- Aim of the exercise
From the first line of the data below, repeat each line exactly until you reach the line with "import numpy as np"; include that line too.

- Material
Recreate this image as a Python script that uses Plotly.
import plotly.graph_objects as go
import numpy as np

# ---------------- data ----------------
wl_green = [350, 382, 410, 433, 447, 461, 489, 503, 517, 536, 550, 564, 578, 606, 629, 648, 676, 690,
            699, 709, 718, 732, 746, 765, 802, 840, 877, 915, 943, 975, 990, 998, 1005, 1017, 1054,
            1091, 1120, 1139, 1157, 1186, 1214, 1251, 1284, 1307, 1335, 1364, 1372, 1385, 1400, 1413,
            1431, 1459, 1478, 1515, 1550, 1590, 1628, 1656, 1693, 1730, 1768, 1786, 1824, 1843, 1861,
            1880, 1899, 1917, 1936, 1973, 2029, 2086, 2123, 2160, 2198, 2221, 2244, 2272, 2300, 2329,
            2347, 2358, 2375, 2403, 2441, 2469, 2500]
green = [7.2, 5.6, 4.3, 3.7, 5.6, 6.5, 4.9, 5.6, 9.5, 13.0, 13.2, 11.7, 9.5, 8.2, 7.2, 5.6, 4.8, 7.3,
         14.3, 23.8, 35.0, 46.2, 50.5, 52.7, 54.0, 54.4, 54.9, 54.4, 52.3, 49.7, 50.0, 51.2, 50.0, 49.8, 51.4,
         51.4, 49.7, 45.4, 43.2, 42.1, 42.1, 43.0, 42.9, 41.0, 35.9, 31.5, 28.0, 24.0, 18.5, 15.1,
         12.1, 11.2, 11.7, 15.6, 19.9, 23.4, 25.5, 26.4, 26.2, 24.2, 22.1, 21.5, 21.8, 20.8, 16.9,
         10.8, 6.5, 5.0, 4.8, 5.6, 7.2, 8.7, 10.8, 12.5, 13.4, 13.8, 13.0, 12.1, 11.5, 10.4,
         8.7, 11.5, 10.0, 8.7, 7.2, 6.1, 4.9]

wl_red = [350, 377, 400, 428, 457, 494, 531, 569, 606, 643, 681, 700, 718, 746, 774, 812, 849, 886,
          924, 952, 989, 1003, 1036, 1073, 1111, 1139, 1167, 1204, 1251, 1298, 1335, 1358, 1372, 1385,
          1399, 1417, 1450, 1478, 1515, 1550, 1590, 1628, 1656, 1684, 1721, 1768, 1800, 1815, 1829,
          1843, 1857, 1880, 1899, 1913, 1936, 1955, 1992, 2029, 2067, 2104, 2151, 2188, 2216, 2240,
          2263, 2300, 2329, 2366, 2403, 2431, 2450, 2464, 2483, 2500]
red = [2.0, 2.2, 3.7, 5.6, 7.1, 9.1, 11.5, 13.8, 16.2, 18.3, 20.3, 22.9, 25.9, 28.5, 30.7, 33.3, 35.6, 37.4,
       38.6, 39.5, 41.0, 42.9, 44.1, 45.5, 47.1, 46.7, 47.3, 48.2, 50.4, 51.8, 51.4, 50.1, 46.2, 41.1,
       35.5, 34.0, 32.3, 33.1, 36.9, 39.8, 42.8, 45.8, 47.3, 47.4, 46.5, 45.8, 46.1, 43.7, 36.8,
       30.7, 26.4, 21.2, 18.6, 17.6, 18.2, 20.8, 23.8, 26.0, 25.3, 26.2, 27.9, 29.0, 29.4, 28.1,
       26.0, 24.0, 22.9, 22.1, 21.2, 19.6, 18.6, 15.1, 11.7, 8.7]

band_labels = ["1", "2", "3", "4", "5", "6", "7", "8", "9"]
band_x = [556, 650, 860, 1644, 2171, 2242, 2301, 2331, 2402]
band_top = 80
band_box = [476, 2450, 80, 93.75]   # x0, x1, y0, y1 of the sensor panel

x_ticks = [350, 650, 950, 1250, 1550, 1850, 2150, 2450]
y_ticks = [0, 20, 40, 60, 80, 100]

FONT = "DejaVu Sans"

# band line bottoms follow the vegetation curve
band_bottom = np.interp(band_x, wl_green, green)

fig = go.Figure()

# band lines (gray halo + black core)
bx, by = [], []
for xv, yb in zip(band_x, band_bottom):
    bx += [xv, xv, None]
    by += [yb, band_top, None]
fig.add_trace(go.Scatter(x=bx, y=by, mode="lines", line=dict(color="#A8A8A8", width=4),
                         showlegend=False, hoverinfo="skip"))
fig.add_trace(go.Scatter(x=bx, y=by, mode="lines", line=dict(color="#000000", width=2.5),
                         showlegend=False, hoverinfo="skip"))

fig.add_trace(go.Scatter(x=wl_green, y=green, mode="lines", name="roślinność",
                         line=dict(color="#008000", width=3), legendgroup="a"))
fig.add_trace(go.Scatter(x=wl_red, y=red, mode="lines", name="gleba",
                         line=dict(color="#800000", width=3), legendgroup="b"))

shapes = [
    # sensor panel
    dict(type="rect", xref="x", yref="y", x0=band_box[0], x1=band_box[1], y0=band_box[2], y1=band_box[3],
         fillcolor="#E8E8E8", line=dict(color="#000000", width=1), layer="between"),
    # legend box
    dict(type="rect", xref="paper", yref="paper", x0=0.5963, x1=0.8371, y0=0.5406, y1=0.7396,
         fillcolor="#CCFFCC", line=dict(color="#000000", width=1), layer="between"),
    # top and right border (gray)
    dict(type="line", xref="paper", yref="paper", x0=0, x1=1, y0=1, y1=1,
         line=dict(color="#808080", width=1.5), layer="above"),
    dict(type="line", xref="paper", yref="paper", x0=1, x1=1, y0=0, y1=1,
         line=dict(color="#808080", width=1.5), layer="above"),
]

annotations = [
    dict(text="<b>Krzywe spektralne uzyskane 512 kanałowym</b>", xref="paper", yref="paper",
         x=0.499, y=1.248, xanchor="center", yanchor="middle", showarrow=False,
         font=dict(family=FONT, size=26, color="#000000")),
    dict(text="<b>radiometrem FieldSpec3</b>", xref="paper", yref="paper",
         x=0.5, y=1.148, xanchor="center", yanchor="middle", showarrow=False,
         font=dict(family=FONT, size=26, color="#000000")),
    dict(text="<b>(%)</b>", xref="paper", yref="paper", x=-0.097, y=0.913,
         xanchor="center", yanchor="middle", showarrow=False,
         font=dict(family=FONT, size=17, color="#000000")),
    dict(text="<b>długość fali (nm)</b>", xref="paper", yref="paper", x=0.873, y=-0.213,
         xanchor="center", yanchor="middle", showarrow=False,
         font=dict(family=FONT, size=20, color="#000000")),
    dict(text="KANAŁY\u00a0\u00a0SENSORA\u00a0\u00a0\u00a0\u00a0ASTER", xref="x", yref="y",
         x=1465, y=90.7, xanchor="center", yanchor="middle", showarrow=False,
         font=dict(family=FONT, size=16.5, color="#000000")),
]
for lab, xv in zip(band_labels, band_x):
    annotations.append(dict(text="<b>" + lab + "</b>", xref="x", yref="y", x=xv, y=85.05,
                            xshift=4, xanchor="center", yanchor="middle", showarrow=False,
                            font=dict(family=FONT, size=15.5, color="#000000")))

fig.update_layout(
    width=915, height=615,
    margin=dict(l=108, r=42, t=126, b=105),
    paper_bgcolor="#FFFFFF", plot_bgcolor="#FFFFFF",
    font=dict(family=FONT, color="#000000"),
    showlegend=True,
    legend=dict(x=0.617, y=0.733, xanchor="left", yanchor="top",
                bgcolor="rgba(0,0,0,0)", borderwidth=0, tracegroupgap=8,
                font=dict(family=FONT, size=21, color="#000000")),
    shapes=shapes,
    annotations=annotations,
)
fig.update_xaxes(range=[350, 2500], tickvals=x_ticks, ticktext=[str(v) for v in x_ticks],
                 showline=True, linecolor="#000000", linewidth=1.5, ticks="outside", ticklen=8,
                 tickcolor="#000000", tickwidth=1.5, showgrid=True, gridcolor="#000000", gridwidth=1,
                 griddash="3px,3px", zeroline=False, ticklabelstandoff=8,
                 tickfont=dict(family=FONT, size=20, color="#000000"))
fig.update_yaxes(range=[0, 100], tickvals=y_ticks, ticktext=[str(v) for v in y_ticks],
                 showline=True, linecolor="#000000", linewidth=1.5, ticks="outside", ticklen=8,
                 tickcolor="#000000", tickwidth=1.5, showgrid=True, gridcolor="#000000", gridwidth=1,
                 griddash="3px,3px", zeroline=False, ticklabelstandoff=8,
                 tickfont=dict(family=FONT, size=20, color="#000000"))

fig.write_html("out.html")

- The result
Recreate this image as a Python script that uses Plotly.
import plotly.graph_objects as go
import numpy as np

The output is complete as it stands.